Fulton County District Attorney Fani Willis is facing mounting legal troubles — and now she can’t hire anyone to help her office.
Multiple courts have ordered Willis to pay tens of thousands in attorney fees and turn over records she previously claimed did not exist, while her office struggles with staffing shortages and major funding issues.
It’s bad news across the board for Willis, who made a national name for herself when she prosecuted President Donald Trump.
A Georgia state court ordered Willis to conduct new searches for Trump-related records and provide additional information on Monday after finding that her office failed to search the devices of key personnel, including former Special Prosecutor Nathan Wade, her former lover. The court gave Willis 14 days to submit search protocols and clarify whether Wade’s materials were searched at all.
The latest court order stems from a Judicial Watch lawsuit filed after Willis falsely denied having any records responsive to requests for communications with Special Counsel Jack Smith’s office and the January 6 Committee. Willis’s office eventually admitted to finding 212 pages of records after what was believed to be a fifth search of her office.
“Fani Willis can’t be trusted,” said Judicial Watch President Tom Fitton. “Every time we go back to court there are new excuses and new documents that she said never existed. And now we find that entire universes of records may have been ignored.”
The court criticized Willis’s office for its “desultory efforts to determine the full universe of responsive information” and noted the “repeated denials of their existence” regarding records that were eventually found.

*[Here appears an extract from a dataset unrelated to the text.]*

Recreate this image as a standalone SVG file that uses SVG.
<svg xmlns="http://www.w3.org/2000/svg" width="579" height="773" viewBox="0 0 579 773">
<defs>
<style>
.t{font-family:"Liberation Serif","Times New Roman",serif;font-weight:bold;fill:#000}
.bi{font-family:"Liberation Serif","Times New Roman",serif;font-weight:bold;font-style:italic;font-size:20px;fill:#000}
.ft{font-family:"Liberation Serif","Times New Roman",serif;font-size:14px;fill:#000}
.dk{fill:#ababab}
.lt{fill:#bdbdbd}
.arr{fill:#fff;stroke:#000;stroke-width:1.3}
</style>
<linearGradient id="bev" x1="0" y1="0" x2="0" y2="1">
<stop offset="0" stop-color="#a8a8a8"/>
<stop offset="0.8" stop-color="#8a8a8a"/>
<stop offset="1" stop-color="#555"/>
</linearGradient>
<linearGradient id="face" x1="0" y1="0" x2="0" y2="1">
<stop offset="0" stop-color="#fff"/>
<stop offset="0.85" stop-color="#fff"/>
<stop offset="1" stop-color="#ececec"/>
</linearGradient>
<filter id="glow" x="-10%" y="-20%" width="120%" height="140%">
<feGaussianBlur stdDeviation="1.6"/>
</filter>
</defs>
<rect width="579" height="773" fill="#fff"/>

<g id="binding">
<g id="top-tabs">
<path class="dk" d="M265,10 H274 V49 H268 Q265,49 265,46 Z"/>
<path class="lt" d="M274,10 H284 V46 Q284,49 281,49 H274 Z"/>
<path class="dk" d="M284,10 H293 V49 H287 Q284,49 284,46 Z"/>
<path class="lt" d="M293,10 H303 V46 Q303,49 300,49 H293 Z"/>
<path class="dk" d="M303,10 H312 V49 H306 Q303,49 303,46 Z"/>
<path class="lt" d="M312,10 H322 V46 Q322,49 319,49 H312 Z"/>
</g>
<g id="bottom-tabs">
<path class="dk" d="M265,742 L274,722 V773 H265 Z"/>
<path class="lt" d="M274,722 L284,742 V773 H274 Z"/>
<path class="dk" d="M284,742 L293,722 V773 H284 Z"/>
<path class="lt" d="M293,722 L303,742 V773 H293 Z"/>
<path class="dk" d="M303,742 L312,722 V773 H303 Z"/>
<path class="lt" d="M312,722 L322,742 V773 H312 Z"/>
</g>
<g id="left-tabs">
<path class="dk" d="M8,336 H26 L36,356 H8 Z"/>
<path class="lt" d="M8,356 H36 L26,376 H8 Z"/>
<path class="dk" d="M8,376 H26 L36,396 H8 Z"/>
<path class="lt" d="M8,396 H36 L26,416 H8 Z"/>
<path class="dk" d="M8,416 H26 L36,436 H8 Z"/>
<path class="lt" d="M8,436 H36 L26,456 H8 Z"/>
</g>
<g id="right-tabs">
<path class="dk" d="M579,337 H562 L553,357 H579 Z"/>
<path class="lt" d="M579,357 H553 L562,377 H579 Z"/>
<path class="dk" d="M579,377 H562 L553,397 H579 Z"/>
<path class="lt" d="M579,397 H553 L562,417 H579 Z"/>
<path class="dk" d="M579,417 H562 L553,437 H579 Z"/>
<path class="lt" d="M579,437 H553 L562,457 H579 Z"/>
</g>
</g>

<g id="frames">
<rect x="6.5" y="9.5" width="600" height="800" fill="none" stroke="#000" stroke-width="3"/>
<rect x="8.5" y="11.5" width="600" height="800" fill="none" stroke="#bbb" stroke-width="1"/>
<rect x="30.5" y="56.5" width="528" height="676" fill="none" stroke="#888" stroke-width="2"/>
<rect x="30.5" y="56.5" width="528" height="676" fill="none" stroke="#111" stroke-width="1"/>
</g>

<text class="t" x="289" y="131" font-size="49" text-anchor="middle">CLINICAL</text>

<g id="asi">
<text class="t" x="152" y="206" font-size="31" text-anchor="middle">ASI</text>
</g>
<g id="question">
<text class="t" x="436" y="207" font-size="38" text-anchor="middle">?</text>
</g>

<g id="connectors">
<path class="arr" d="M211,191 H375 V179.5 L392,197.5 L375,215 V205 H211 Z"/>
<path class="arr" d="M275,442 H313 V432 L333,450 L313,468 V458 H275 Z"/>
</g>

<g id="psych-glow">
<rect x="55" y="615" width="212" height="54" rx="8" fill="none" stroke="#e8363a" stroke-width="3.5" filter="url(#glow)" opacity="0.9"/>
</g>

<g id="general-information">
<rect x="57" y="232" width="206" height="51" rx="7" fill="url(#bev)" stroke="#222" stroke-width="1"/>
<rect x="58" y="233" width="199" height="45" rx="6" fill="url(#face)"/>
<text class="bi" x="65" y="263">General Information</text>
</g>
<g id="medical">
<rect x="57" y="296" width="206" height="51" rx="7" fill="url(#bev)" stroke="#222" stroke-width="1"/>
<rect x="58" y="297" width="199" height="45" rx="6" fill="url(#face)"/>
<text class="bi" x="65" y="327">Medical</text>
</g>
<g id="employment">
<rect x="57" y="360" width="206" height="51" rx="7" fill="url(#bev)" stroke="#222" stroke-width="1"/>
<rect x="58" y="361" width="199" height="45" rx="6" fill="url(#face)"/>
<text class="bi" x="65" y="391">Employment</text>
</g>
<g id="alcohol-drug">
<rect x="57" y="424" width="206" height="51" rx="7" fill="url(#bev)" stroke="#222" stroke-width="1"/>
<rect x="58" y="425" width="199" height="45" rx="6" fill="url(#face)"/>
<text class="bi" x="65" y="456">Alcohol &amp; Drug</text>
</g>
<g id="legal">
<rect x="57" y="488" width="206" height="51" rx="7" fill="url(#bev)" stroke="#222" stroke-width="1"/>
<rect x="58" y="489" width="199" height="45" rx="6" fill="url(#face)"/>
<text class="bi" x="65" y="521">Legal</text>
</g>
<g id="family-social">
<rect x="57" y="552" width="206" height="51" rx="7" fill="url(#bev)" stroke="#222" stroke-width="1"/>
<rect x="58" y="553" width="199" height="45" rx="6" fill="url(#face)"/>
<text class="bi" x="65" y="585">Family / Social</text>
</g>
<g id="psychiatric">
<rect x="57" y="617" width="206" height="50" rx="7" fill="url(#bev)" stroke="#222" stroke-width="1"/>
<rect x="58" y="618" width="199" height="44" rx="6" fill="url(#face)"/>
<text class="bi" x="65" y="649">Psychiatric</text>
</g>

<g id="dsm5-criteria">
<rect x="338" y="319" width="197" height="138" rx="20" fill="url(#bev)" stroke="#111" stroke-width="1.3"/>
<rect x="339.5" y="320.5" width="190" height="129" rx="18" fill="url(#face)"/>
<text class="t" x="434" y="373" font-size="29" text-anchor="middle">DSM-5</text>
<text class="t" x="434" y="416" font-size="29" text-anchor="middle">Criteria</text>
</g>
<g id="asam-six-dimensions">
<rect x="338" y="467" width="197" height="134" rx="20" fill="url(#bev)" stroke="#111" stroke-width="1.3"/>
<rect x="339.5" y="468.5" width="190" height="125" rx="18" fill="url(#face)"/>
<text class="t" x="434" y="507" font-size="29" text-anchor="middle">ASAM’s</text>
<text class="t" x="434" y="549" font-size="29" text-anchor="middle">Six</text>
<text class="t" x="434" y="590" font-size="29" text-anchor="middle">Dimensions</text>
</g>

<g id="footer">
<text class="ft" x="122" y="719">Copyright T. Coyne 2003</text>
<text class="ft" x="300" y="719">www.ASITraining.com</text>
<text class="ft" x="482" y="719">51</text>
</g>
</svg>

The court awarded Judicial Watch $21,578 in attorney fees and costs, which Willis paid 10 days after the court-ordered deadline.

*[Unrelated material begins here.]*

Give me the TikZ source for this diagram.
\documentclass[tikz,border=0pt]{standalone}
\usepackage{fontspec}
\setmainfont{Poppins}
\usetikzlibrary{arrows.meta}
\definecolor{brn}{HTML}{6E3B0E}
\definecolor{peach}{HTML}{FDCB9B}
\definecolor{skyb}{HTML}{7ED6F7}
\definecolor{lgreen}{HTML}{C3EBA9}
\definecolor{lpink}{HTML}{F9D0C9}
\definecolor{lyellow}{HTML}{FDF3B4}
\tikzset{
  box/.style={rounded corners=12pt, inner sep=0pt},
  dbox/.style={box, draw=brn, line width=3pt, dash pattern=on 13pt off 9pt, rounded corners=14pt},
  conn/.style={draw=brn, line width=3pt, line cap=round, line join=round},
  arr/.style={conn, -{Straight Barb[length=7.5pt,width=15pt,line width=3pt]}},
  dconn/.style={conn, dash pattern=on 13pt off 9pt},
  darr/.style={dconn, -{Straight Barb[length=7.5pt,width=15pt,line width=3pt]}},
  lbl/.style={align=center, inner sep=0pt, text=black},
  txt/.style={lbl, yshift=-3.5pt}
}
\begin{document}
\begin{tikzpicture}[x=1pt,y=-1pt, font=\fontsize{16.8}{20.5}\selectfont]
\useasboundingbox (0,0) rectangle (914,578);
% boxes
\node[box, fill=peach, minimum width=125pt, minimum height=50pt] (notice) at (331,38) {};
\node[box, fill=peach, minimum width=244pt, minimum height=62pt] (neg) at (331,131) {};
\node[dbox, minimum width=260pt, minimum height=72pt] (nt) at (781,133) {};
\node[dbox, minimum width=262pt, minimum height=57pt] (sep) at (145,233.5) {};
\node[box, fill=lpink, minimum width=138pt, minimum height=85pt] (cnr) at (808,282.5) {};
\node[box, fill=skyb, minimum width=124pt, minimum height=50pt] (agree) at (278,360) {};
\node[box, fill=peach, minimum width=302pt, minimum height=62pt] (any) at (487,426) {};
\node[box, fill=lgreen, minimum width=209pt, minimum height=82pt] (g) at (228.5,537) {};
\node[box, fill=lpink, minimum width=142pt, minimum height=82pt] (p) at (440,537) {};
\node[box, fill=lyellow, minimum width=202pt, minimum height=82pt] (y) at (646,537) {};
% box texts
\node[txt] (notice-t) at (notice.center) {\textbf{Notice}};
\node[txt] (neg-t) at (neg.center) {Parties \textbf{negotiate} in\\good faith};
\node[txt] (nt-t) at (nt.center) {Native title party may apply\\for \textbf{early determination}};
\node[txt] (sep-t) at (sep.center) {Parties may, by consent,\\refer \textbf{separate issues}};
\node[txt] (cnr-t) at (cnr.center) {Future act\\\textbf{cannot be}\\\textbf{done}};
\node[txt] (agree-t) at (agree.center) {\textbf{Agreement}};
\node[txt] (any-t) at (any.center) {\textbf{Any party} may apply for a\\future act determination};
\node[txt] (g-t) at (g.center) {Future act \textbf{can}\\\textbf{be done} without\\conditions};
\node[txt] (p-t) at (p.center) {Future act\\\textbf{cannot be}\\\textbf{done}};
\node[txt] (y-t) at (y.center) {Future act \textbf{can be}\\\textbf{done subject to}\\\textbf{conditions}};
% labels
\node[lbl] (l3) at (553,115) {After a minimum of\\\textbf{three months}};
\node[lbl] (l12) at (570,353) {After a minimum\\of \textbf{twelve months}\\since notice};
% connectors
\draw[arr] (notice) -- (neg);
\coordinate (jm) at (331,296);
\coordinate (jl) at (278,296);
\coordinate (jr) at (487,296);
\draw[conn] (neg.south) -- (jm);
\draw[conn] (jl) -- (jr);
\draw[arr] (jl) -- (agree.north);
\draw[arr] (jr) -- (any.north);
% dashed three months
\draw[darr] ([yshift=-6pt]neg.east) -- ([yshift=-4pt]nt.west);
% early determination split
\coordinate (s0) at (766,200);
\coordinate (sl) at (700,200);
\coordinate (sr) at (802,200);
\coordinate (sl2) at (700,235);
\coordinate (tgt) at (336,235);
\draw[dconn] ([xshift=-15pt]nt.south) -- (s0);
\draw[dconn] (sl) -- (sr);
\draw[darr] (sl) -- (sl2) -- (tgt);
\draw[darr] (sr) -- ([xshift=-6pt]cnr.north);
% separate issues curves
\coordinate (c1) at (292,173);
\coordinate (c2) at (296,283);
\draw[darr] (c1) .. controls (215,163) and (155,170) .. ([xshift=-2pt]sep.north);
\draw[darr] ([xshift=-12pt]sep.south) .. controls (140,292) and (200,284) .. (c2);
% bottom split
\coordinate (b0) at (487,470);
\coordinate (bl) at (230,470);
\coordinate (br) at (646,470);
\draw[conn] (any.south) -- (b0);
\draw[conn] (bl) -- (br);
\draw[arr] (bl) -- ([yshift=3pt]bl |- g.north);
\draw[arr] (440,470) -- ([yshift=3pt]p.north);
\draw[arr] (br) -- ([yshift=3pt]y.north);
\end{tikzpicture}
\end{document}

In a separate case earlier this year, Fulton County Superior Court Judge Rachel Krause ordered Willis to pay over $54,000 in attorney fees to lawyer Ashleigh Merchant and turn over documents within 30 days after finding that Willis’s office violated Georgia’s Open Records Act. Judge Krause found that the failures to comply with records law “were intentional, not done in good faith, and were substantially groundless and vexatious.”
The court determined that Willis’s office was “openly hostile” to Merchant, who represents former Trump campaign staffer Michael Roman, and that her requests “were handled differently than other requests.”
Open records officer Dexter Bond refused to communicate by phone with Merchant despite this being his standard practice with other requesters, which the judge said “indicates a lack of good faith.”
Willis and her office “lacked substantial justification” for not complying with the records requests, according to Judge Krause’s ruling.
Meanwhile, Willis is struggling to staff her office amid funding disputes with Fulton County commissioners.
Willis posted on LinkedIn seeking assistant district attorneys, writing, “We’re hiring Assistant District Attorneys! If you’re a passionate prosecutor ready to serve the people of Fulton County with integrity and excellence, we want to hear from you.”
Willis accused multiple Fulton County commissioners of lying during an interview over a funding dispute that she claims has created a backlog of cases, leaving over 100 people in the Fulton County jail for over 90 days without formal indictment. Willis requested a $7 million budget increase but received far less.
The financial arrangements with Wade have also come under scrutiny. Wade reportedly earned $250 per hour while working on the Trump case, compared to $200 per hour for RICO expert John Floyd. Willis received campaign donations from Wade’s business partners during her 2020 campaign, then awarded tens of thousands of dollars in contracts to his firm.
Willis denied wrongdoing in 2024, accusing her critics of “playing the race card” while falsely claiming she paid outside prosecutors involved in the Trump case the same rate.
The Trump election interference case originated from a grand jury indictment in August 2023 that charged Trump and 18 others under Georgia’s anti-racketeering law. The alleged scheme included Trump’s call to Georgia Secretary of State Brad Raffensperger urging him to help find enough votes to beat then-President-elect Joe Biden. Four people ended up pleading guilty while Trump and others, including Roman, pleaded not guilty.
The multiple court orders and legal setbacks represent a dramatic fall for Willis, who rose to national prominence for taking on Trump but now faces numerous, very serious legal questions herself.